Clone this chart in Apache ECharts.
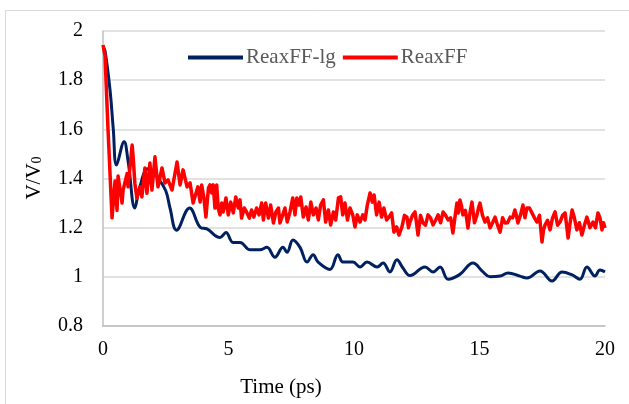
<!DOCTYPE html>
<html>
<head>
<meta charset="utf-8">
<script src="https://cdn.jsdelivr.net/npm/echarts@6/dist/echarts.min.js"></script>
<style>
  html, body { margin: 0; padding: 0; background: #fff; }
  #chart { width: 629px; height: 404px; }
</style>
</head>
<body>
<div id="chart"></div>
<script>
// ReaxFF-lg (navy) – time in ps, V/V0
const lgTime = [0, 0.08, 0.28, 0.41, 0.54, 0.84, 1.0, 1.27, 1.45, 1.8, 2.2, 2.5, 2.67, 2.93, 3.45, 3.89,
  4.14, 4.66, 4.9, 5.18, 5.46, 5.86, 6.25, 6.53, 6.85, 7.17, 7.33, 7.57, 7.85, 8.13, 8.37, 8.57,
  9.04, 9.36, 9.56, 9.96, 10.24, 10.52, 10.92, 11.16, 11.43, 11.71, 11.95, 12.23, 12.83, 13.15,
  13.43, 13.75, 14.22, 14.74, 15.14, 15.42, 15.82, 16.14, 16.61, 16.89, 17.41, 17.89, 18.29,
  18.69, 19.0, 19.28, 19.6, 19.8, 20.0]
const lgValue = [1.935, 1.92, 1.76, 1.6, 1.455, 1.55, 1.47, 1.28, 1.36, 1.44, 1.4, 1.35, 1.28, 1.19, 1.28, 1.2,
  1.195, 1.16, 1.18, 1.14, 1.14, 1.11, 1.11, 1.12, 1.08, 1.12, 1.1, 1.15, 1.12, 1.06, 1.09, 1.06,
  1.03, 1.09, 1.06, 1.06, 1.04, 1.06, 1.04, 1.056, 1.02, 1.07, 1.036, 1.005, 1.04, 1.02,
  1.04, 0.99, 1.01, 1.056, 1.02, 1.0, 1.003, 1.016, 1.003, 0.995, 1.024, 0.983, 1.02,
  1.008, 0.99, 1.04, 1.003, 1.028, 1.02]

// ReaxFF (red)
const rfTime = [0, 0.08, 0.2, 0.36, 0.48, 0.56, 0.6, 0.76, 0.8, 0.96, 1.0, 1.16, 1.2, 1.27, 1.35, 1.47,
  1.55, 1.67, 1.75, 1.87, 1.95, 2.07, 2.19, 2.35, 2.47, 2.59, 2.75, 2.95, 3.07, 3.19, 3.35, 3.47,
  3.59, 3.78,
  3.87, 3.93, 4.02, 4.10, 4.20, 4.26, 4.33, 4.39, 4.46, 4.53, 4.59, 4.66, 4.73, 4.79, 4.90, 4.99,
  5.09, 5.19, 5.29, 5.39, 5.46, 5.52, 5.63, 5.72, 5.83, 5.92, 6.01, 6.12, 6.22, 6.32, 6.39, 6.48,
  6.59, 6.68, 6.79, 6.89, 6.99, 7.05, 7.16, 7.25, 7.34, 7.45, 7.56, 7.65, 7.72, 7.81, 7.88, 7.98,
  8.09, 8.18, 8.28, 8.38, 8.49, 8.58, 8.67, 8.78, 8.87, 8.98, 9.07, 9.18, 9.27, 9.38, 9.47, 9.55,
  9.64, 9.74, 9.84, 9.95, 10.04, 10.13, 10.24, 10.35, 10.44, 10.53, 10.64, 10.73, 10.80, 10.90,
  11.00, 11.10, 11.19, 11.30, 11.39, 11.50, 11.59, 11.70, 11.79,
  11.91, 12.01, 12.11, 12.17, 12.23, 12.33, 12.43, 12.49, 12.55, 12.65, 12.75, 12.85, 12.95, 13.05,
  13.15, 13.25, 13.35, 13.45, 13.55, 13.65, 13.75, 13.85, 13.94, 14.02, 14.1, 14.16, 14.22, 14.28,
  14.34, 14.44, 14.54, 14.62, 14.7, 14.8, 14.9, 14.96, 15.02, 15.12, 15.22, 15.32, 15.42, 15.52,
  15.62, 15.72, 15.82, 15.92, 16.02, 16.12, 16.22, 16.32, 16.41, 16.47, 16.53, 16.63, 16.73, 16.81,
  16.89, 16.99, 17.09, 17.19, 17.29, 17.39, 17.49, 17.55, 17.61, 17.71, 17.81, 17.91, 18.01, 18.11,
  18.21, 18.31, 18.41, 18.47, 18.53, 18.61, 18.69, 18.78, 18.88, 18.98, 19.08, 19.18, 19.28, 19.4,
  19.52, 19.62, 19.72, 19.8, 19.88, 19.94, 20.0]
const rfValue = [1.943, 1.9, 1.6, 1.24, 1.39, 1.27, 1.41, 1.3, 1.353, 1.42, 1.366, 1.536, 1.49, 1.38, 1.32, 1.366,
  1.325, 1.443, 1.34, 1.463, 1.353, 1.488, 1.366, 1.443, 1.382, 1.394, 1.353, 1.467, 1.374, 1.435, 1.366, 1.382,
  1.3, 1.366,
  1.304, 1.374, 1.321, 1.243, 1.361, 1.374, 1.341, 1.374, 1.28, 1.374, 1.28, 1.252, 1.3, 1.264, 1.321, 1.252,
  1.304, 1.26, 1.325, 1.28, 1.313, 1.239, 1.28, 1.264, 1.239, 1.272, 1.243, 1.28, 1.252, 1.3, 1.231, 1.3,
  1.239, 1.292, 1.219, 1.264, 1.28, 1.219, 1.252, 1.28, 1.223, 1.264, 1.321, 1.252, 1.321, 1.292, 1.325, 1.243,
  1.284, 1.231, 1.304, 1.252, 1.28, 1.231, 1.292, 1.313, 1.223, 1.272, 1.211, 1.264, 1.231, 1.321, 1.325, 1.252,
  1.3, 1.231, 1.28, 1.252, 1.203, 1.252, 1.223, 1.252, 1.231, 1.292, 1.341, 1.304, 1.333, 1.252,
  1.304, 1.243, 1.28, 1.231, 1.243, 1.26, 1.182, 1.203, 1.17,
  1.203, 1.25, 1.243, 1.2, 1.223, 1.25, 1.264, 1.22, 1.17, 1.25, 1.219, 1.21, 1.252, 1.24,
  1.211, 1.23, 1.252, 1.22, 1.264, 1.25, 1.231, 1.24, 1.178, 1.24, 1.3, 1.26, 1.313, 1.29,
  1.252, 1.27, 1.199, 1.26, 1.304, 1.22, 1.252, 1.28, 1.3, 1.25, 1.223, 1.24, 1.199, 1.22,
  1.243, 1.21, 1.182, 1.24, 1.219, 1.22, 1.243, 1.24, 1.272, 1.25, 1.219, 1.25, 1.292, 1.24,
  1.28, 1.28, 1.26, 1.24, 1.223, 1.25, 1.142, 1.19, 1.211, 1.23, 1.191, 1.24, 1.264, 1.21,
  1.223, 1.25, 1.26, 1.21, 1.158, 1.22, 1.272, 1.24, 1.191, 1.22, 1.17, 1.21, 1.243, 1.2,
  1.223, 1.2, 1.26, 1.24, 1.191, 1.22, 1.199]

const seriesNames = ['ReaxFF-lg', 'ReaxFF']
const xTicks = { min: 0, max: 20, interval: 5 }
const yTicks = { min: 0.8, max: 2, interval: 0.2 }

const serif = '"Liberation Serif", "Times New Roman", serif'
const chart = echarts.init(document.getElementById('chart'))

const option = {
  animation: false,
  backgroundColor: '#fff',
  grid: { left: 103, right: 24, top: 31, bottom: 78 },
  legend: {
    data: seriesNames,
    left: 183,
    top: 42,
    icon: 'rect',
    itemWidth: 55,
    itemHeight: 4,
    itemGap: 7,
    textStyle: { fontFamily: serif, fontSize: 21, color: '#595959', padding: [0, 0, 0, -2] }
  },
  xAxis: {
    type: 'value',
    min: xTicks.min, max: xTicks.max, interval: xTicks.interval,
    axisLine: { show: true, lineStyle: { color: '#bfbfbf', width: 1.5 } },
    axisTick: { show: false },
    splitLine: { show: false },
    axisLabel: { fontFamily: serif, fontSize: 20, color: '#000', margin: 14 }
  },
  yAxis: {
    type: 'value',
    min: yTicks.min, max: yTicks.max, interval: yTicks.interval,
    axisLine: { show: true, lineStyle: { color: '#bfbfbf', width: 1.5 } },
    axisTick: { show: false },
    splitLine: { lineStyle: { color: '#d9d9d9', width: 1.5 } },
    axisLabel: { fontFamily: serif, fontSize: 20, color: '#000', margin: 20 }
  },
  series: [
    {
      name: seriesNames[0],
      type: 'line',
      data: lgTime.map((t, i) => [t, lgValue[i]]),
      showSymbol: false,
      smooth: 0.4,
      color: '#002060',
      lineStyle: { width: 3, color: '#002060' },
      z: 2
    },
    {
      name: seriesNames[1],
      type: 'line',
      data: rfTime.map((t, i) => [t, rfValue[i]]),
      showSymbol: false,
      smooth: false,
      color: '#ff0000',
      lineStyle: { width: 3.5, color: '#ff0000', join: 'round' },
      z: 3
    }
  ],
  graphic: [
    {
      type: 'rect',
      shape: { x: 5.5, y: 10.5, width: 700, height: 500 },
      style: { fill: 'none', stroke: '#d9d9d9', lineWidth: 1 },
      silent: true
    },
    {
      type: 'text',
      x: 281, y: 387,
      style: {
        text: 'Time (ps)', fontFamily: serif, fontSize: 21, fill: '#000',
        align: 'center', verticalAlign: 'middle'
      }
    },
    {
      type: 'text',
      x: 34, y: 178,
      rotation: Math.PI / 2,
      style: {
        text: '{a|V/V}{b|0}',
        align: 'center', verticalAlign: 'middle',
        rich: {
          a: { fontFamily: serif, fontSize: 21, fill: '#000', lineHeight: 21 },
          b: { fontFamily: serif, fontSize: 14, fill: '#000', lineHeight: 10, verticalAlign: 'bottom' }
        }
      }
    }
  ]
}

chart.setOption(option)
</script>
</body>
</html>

**Directions for this task:** Your task is to reproduce exactly the lines from the start of the data above through the line containing "1.008, 0.99, 1.04, 1.003, 1.028, 1.02]", leaving every picture out.

**Right answer:**
Clone this chart in Apache ECharts.
<!DOCTYPE html>
<html>
<head>
<meta charset="utf-8">
<script src="https://cdn.jsdelivr.net/npm/echarts@6/dist/echarts.min.js"></script>
<style>
  html, body { margin: 0; padding: 0; background: #fff; }
  #chart { width: 629px; height: 404px; }
</style>
</head>
<body>
<div id="chart"></div>
<script>
// ReaxFF-lg (navy) – time in ps, V/V0
const lgTime = [0, 0.08, 0.28, 0.41, 0.54, 0.84, 1.0, 1.27, 1.45, 1.8, 2.2, 2.5, 2.67, 2.93, 3.45, 3.89,
  4.14, 4.66, 4.9, 5.18, 5.46, 5.86, 6.25, 6.53, 6.85, 7.17, 7.33, 7.57, 7.85, 8.13, 8.37, 8.57,
  9.04, 9.36, 9.56, 9.96, 10.24, 10.52, 10.92, 11.16, 11.43, 11.71, 11.95, 12.23, 12.83, 13.15,
  13.43, 13.75, 14.22, 14.74, 15.14, 15.42, 15.82, 16.14, 16.61, 16.89, 17.41, 17.89, 18.29,
  18.69, 19.0, 19.28, 19.6, 19.8, 20.0]
const lgValue = [1.935, 1.92, 1.76, 1.6, 1.455, 1.55, 1.47, 1.28, 1.36, 1.44, 1.4, 1.35, 1.28, 1.19, 1.28, 1.2,
  1.195, 1.16, 1.18, 1.14, 1.14, 1.11, 1.11, 1.12, 1.08, 1.12, 1.1, 1.15, 1.12, 1.06, 1.09, 1.06,
  1.03, 1.09, 1.06, 1.06, 1.04, 1.06, 1.04, 1.056, 1.02, 1.07, 1.036, 1.005, 1.04, 1.02,
  1.04, 0.99, 1.01, 1.056, 1.02, 1.0, 1.003, 1.016, 1.003, 0.995, 1.024, 0.983, 1.02,
  1.008, 0.99, 1.04, 1.003, 1.028, 1.02]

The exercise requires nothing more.